Simplified Fair Scheduling and Antenna Selection Algorithms for Multiuser MIMO Orthogonal Space-Division Multiplexing Downlink

Abstract

We consider the downlink of a multiuser multiple-input multiple-output (MIMO) system, where the base station and the mobile receivers are equipped with multiple antennas. We propose simplified algorithms for channel-aware multiuser scheduling in conjunction with receive antenna selection for two downlink multiuser orthogonal space-division multiplexing techniques: block diagonalization and successive optimization. The algorithms greedily maximize the weighted sum rate. The algorithms add the best user at a time from the set of users that are not selected yet to the set of selected users until the desired number of users has been selected. To apply the proportional fairness criterion, simplified user scheduling metrics are proposed for block diagonalization and successive optimization.
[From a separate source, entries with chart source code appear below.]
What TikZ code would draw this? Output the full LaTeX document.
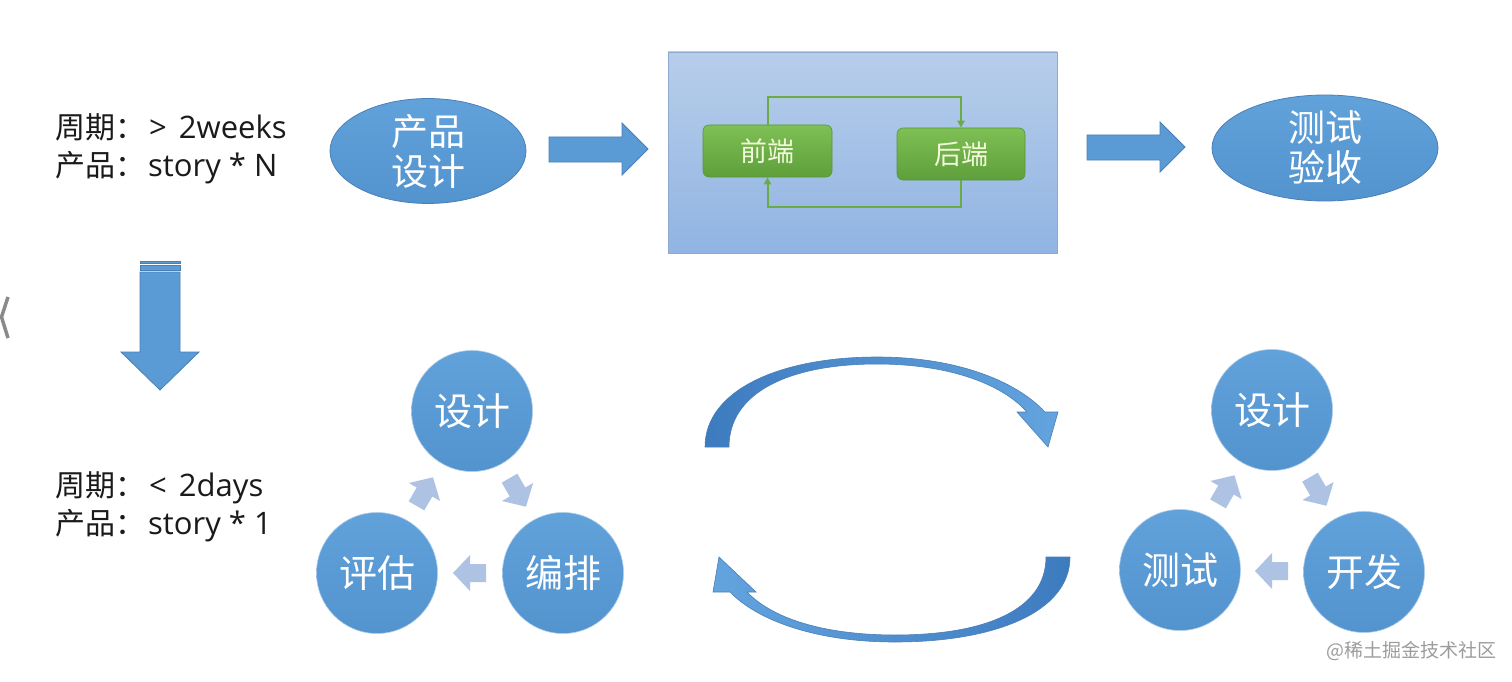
\documentclass[tikz,border=0pt]{standalone}
\usepackage{fontspec}
\setmainfont{Noto Sans CJK SC}
\newfontfamily\latinfont{Open Sans}
\usetikzlibrary{arrows.meta,calc,shapes.geometric}
\definecolor{mblue}{HTML}{5B9BD5}
\definecolor{mblueT}{HTML}{62A2DB}
\definecolor{mblueB}{HTML}{5393CE}
\definecolor{mbord}{HTML}{4A7FB8}
\definecolor{boxT}{HTML}{B7CEEA}
\definecolor{boxB}{HTML}{91B4E3}
\definecolor{boxD}{HTML}{8FA9D0}
\definecolor{gT}{HTML}{7EC054}
\definecolor{gB}{HTML}{5E9F3B}
\definecolor{gD}{HTML}{5A963A}
\definecolor{gline}{HTML}{6AAB45}
\definecolor{gtext}{HTML}{F2F9DC}
\definecolor{sarr}{HTML}{AEC3E3}
\definecolor{cdark}{HTML}{3D7BBF}
\definecolor{clight}{HTML}{63A4DF}
\definecolor{txt}{HTML}{1A1A1A}
\definecolor{wm}{HTML}{9C9C9C}
\definecolor{chev}{HTML}{8A8A8A}
\newcommand\lat[1]{{\latinfont\fontsize{31}{38}\selectfont #1}}
\begin{document}
\begin{tikzpicture}[x=1pt,y=-1pt,
  lefttext/.style={anchor=west, align=left, inner sep=0pt, text=txt, font=\fontsize{30}{38}\selectfont},
  bigell/.style={ellipse, inner sep=0pt, top color=mblueT, bottom color=mblueB, draw=mbord, line width=0.8pt, text=white, align=center, font=\fontsize{37}{40}\selectfont},
  circ/.style={circle, inner sep=0pt, minimum size=121pt, top color=mblueT, bottom color=mblueB, draw=white!50!mblue, line width=0.6pt, text=white, font=\fontsize{38}{40}\selectfont},
  gbox/.style={rectangle, rounded corners=6pt, minimum width=129pt, minimum height=52pt, top color=gT, bottom color=gB, draw=gD, line width=0.6pt, text=gtext, font=\fontsize{27}{30}\selectfont},
  blockarr/.style={fill=mblue, draw=mbord, line width=0.8pt},
  smallarr/.style={fill=sarr},
  gconn/.style={draw=gline, line width=2pt, -{Triangle[length=7pt,width=7pt]}},
  curvarr/.style={draw=mbord, line width=0.6pt},
]
% background / bounding box
\fill[white] (0,0) rectangle (1512,682);
\useasboundingbox (0,0) rectangle (1512,682);

% left texts
\node[lefttext] (t1) at (55,149) {周期：\hspace{4pt}\lat{>\hspace{12pt}2weeks}\\产品：\hspace{3pt}\lat{story * N}};
\node[lefttext] (t2) at (55,507) {周期：\hspace{4pt}\lat{<\hspace{12pt}2days}\\产品：\hspace{3pt}\lat{story * 1}};

% carousel chevron at the left edge
\draw[chev, line width=3.5pt] (8,297) -- (1.5,317) -- (8,338);

% down block arrow
\path[blockarr] (140,261) rectangle (180,263.5);
\path[blockarr] (140,265) rectangle (180,270.5);
\path[blockarr] (140,272) -- (180,272) -- (180,352) -- (199,352) -- (160,390) -- (121,352) -- (140,352) -- cycle;

% top row
\node[bigell, minimum width=196pt, minimum height=98pt] (p) at (428,151) {产品\\设计};
\node[rectangle, minimum width=389pt, minimum height=201pt, top color=boxT, bottom color=boxB, draw=boxD, line width=0.8pt] (box) at (862.5,152.5) {};
\node[bigell, minimum width=226pt, minimum height=106pt] (t) at (1325,148) {测试\\验收};

\path[blockarr] (549,137) -- (622,137) -- (622,123) -- (648,149) -- (622,175) -- (622,162) -- (549,162) -- cycle;
\path[blockarr] (1087,135) -- (1160,135) -- (1160,122) -- (1185,147) -- (1160,172) -- (1160,160) -- (1087,160) -- cycle;

% green nodes inside box
\node[gbox] (fe) at (767.5,151) {前端};
\node[gbox, minimum width=128pt] (be) at (961,154) {后端};
\coordinate (ctop) at (0,97);
\coordinate (cbot) at (0,207);
\draw[gconn] (fe.north) -- (fe.north |- ctop) -| (be.north);
\draw[gconn] (be.south) -- (be.south |- cbot) -| (fe.south);

% left cycle
\node[circ] (ld) at (472,411) {设计};
\node[circ] (lp) at (377,573) {评估};
\node[circ] (lb) at (563,573) {编排};
% right cycle
\node[circ] (rd) at (1272,410) {设计};
\node[circ] (rt) at (1180,570) {测试};
\node[circ] (rk) at (1364,572) {开发};

% small cycle arrows
\foreach \a/\b/\ang in {ld/lb/-60, lb/lp/180, lp/ld/60, rd/rk/-60, rk/rt/180, rt/rd/60}{
  \path[smallarr, shift={($(\a)!0.5!(\b)$)}, rotate=\ang]
    (-16,-9) -- (0,-9) -- (0,-18) -- (17,0) -- (0,18) -- (0,9) -- (-16,9) -- cycle;
}

% curved arrows between cycles
\path[curvarr, left color=cdark, right color=clight]
  (705,447) .. controls (705,390) and (780,357) .. (877,357)
  .. controls (955,357) and (1015,380) .. (1045,412)
  -- (1058,412) -- (1048,447) -- (1017,412) -- (1027,412)
  .. controls (1000,382) and (945,364) .. (877,364)
  .. controls (790,364) and (729,392) .. (729,447) -- cycle;
\path[curvarr, left color=clight, right color=cdark]
  (1070,557) .. controls (1070,612) and (995,642) .. (895,642)
  .. controls (815,642) and (757,620) .. (730,592)
  -- (713,592) -- (719,557) -- (756,592) -- (747,592)
  .. controls (775,621) and (830,635) .. (895,635)
  .. controls (985,635) and (1046,610) .. (1046,557) -- cycle;

% watermark
\node[text=wm, inner sep=0pt, font=\fontsize{19}{22}\selectfont] (wmk) at (1411,651) {@稀土掘金技术社区};
\end{tikzpicture}
\end{document}
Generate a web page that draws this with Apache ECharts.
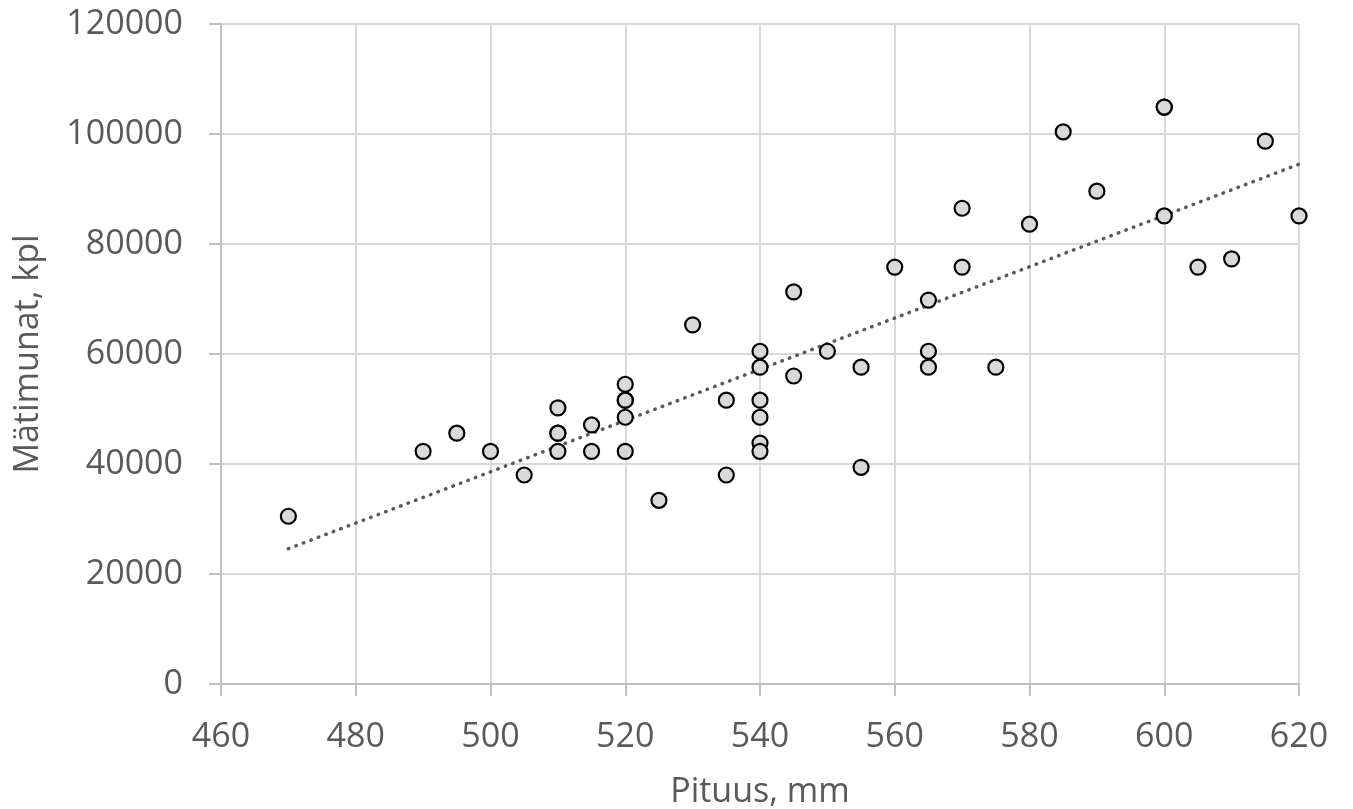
<!DOCTYPE html>
<html><head><meta charset="utf-8">
<script src="https://cdn.jsdelivr.net/npm/echarts@6/dist/echarts.min.js"></script>
<style>html,body{margin:0;padding:0;background:#fff}#c{width:1353px;height:809px}</style>
</head><body><div id="c"></div>
<script>
// Pituus, mm
const lengths = [470,490,495,500,505,510,510,510,510,515,515,520,520,520,520,520,525,530,535,535,540,540,540,540,540,540,545,545,550,555,555,560,565,565,565,570,570,575,580,585,590,600,600,600,605,610,615,620];
// Mätimunat, kpl
const eggs = [30500,42300,45600,42300,38000,50200,45600,45600,42300,47100,42300,54500,51600,51600,48500,42300,33400,65300,51600,38000,60500,57600,51600,48500,43800,42300,71300,56000,60500,57600,39400,75800,69800,60500,57600,86500,75800,57600,83600,100400,89600,104900,104900,85100,75800,77300,98700,85100];
const xTicks = {min:460, max:620, interval:20};
const yTicks = {min:0, max:120000, interval:20000};

const points = lengths.map((x,i)=>[x, eggs[i]]);
// linear trend (least squares)
const n = lengths.length;
const mx = lengths.reduce((a,b)=>a+b,0)/n, my = eggs.reduce((a,b)=>a+b,0)/n;
let sxy=0, sxx=0;
for(let i=0;i<n;i++){sxy+=(lengths[i]-mx)*(eggs[i]-my);sxx+=(lengths[i]-mx)**2;}
const slope=sxy/sxx, icpt=my-slope*mx;
const xMin=Math.min(...lengths), xMax=Math.max(...lengths);
const trend=[[xMin,icpt+slope*xMin],[xMax,icpt+slope*xMax]];

const font = 'Open Sans';
const fs = 34;
const chart = echarts.init(document.getElementById('c'));
chart.setOption({
  animation:false,
  grid:{left:221,right:54,top:24,bottom:125,containLabel:false,outerBoundsMode:'none'},
  xAxis:{type:'value',min:xTicks.min,max:xTicks.max,interval:xTicks.interval,
    name:'Pituus, mm',nameLocation:'middle',nameGap:91,
    nameTextStyle:{fontFamily:font,fontSize:fs,color:'#595959'},
    axisLine:{show:true,onZero:false,lineStyle:{color:'#bfbfbf',width:2}},
    axisTick:{show:true,length:12,lineStyle:{color:'#bfbfbf',width:2}},
    axisLabel:{fontFamily:font,fontSize:fs,color:'#595959',margin:36},
    splitLine:{show:true,lineStyle:{color:'#d9d9d9',width:2}}},
  yAxis:{type:'value',min:yTicks.min,max:yTicks.max,interval:yTicks.interval,
    name:'Mätimunat, kpl',nameLocation:'middle',nameGap:176,
    nameTextStyle:{fontFamily:font,fontSize:fs,color:'#595959'},
    axisLine:{show:true,lineStyle:{color:'#bfbfbf',width:2}},
    axisTick:{show:true,length:12,lineStyle:{color:'#bfbfbf',width:2}},
    axisLabel:{fontFamily:font,fontSize:fs,color:'#595959',margin:38,formatter:v=>String(v)},
    splitLine:{show:true,lineStyle:{color:'#d9d9d9',width:2}}},
  series:[
    {type:'line',data:trend,symbol:'none',silent:true,z:3,
     lineStyle:{color:'#595959',width:3.5,type:[0.5,7.5],cap:'round'}},
    {type:'scatter',data:points,symbol:'circle',symbolSize:15,z:4,
     itemStyle:{color:'#d9d9d9',borderColor:'#000',borderWidth:2.2,opacity:1}}
  ]
});
</script></body></html>
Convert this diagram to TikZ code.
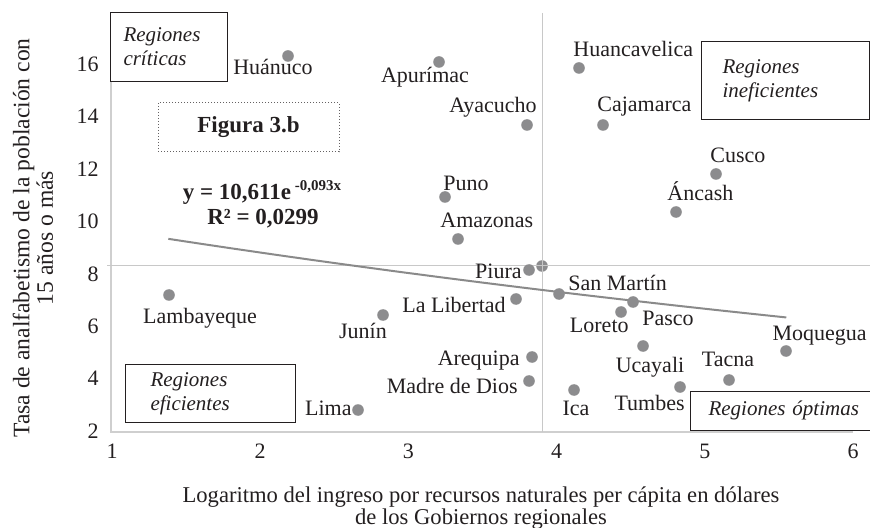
\documentclass[tikz,border=0pt]{standalone}
\usepackage{fontspec}
\setmainfont{Liberation Serif}
\definecolor{dotgray}{HTML}{8C8C8E}
\definecolor{txt}{HTML}{231F20}
\definecolor{axisgray}{HTML}{CFCFCF}
\definecolor{meangray}{HTML}{C8C8C8}
\definecolor{trendgray}{HTML}{8A8A8A}
\begin{document}
\begin{tikzpicture}[x=0.5pt,y=-0.5pt,
  dot/.style={circle,fill=dotgray,draw=none,inner sep=0pt,minimum size=5.8pt},
  lab/.style={font=\fontsize{11}{13}\selectfont,text=txt,inner sep=0pt},
  tick/.style={font=\fontsize{11}{13}\selectfont,text=txt,inner sep=0pt},
  axisline/.style={draw=axisgray,line width=0.8pt},
  meanline/.style={draw=meangray,line width=0.5pt},
  trendline/.style={draw=trendgray,line width=1pt},
  regbox/.style={draw=txt,fill=white,line width=0.5pt,font=\fontsize{10.5}{12}\selectfont\itshape,text=txt,align=left},
  eqtext/.style={font=\fontsize{11.5}{13}\selectfont\bfseries,text=txt,inner sep=0pt}
]
\useasboundingbox (0,0) rectangle (870,528);

% axes
\coordinate (axtop) at (111,13);
\coordinate (axorig) at (111,432);
\coordinate (axright) at (853,432);
\draw[axisline] (axtop) -- (axorig) -- (axright);

% mean point and crosshair
\node[dot] (dMean) at (542,266) {};
\coordinate (mvt) at (542,13);
\coordinate (mvb) at (542,432);
\coordinate (mhl) at (107,266);
\coordinate (mhr) at (870,266);
\draw[meanline] (mvt) -- (mvb);
\draw[meanline] (mhl) -- (mhr);

% trend line
\draw[trendline] plot[domain=1.38:5.55,samples=40] ({112+(\x-1)*148.2},{431-(10.611*exp(-0.093*\x)-2)*26.2});

% data points
\node[dot] (dHuanuco) at (288,56) {};
\node[dot] (dApurimac) at (439,62) {};
\node[dot] (dAyacucho) at (527,125) {};
\node[dot] (dHuancavelica) at (579,68) {};
\node[dot] (dCajamarca) at (603,125) {};
\node[dot] (dCusco) at (716,174) {};
\node[dot] (dPuno) at (445,197) {};
\node[dot] (dAncash) at (676,212) {};
\node[dot] (dAmazonas) at (458,239) {};
\node[dot] (dPiura) at (529,270) {};
\node[dot] (dSanMartin) at (559,294) {};
\node[dot] (dLaLibertad) at (516,299) {};
\node[dot] (dPasco) at (633,302) {};
\node[dot] (dLoreto) at (621,312) {};
\node[dot] (dJunin) at (383,315) {};
\node[dot] (dLambayeque) at (169,295) {};
\node[dot] (dMoquegua) at (786,351) {};
\node[dot] (dUcayali) at (643,346) {};
\node[dot] (dArequipa) at (532,357) {};
\node[dot] (dTacna) at (729,380) {};
\node[dot] (dMadre) at (529,381) {};
\node[dot] (dIca) at (574,390) {};
\node[dot] (dTumbes) at (680,387) {};
\node[dot] (dLima) at (358,410) {};

% labels
\node[lab,anchor=base] (lHuanuco) at (273,75) {Huánuco};
\node[lab,anchor=base] (lApurimac) at (425,83) {Apurímac};
\node[lab,anchor=base east] (lAyacucho) at (537,113) {Ayacucho};
\node[lab,anchor=base west] (lHuancavelica) at (573,57) {Huancavelica};
\node[lab,anchor=base west] (lCajamarca) at (597,112) {Cajamarca};
\node[lab,anchor=base west] (lCusco) at (710,163) {Cusco};
\node[lab,anchor=base west] (lAncash) at (667,201) {Áncash};
\node[lab,anchor=base west] (lPuno) at (443,191) {Puno};
\node[lab,anchor=base west] (lAmazonas) at (440,228) {Amazonas};
\node[lab,anchor=base east] (lPiura) at (522,279) {Piura};
\node[lab,anchor=base west] (lSanMartin) at (568,291) {San Martín};
\node[lab,anchor=base east] (lLaLibertad) at (506,313) {La Libertad};
\node[lab,anchor=base east] (lLoreto) at (629,333) {Loreto};
\node[lab,anchor=base west] (lPasco) at (642,326) {Pasco};
\node[lab,anchor=base east] (lMoquegua) at (867,341) {Moquegua};
\node[lab,anchor=base] (lLambayeque) at (200,323) {Lambayeque};
\node[lab,anchor=base] (lJunin) at (363,338) {Junín};
\node[lab,anchor=base east] (lArequipa) at (520,365) {Arequipa};
\node[lab,anchor=base east] (lMadre) at (518,393) {Madre de Dios};
\node[lab,anchor=base] (lUcayali) at (650,372) {Ucayali};
\node[lab,anchor=base] (lTacna) at (728,366) {Tacna};
\node[lab,anchor=base] (lIca) at (576,415) {Ica};
\node[lab,anchor=base east] (lTumbes) at (685,410) {Tumbes};
\node[lab,anchor=base east] (lLima) at (352,415) {Lima};

% equation
\node[eqtext,anchor=base] (eq1) at (262,200) {y = 10,611e\,\raisebox{0.42em}{\fontsize{7.5}{8}\selectfont -0,093x}};
\node[eqtext,anchor=base] (eq2) at (263,225) {R² = 0,0299};

% figure title
\node[draw=txt!70,densely dotted,line width=0.5pt,minimum width=90.5pt,minimum height=24.5pt,
      font=\fontsize{11.5}{13}\selectfont\bfseries,text=txt] (fig) at (248.5,127.5) {Figura 3.b};

% region boxes
\node[regbox,anchor=north west,minimum height=34.5pt,inner xsep=6.5pt,text width=45.5pt] (bCrit) at (110,12) {Regiones\\críticas};
\node[regbox,anchor=north west,minimum height=39pt,inner xsep=10.5pt,text width=63pt] (bInef) at (701,41) {Regiones\\ineficientes};
\node[regbox,anchor=north west,minimum height=29pt,inner xsep=12.5pt,text width=60pt] (bEfic) at (125,364) {Regiones\\eficientes};
\node[regbox,draw=none,anchor=north west,minimum height=19pt,inner xsep=9pt,text width=77pt] (bOpt) at (690,391) {Regiones óptimas};
\draw[draw=txt,line width=0.5pt] (bOpt.north east) -- (bOpt.north west) -- (bOpt.south west) -- (bOpt.south east);

% ticks
\foreach \i in {1,...,6} \node[tick] (xt\i) at ({112+(\i-1)*148.2},451) {\i};
\foreach \v in {2,4,...,16} \node[tick,anchor=east] (yt\v) at (99,{431-(\v-2)*26.2}) {\v};

% axis titles
\node[font=\fontsize{11.8}{10}\selectfont,text=txt,align=center,rotate=90,inner sep=0pt] (ytitle) at (33,238)
  {Tasa de analfabetismo de la población con\\15 años o más};
\node[font=\fontsize{11.3}{10}\selectfont,text=txt,align=center,inner sep=0pt] (xtitle) at (481,508)
  {Logaritmo del ingreso por recursos naturales per cápita en dólares\\de los Gobiernos regionales};
\end{tikzpicture}
\end{document}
Two receive antenna selection algorithms are also proposed, which further enhance the power gain of the equivalent single-user channel after orthogonal precoding by selecting a subset of the receive antennas that contributes the most toward the total power gain of the channel. A user grouping technique is used to further lower the complexity of the selection algorithms. We compare various multiuser MIMO scheduling strategies that are applied to block diagonalization and successive optimization transmission techniques through simulation. Simulation results demonstrate the effectiveness of the proposed algorithms in ensuring throughput fairness among users. Results also show that when the number of users is large, the proposed scheduling algorithms perform close to the exhaustive search algorithms and previously proposed greedy scheduling algorithms, but with much lower complexity.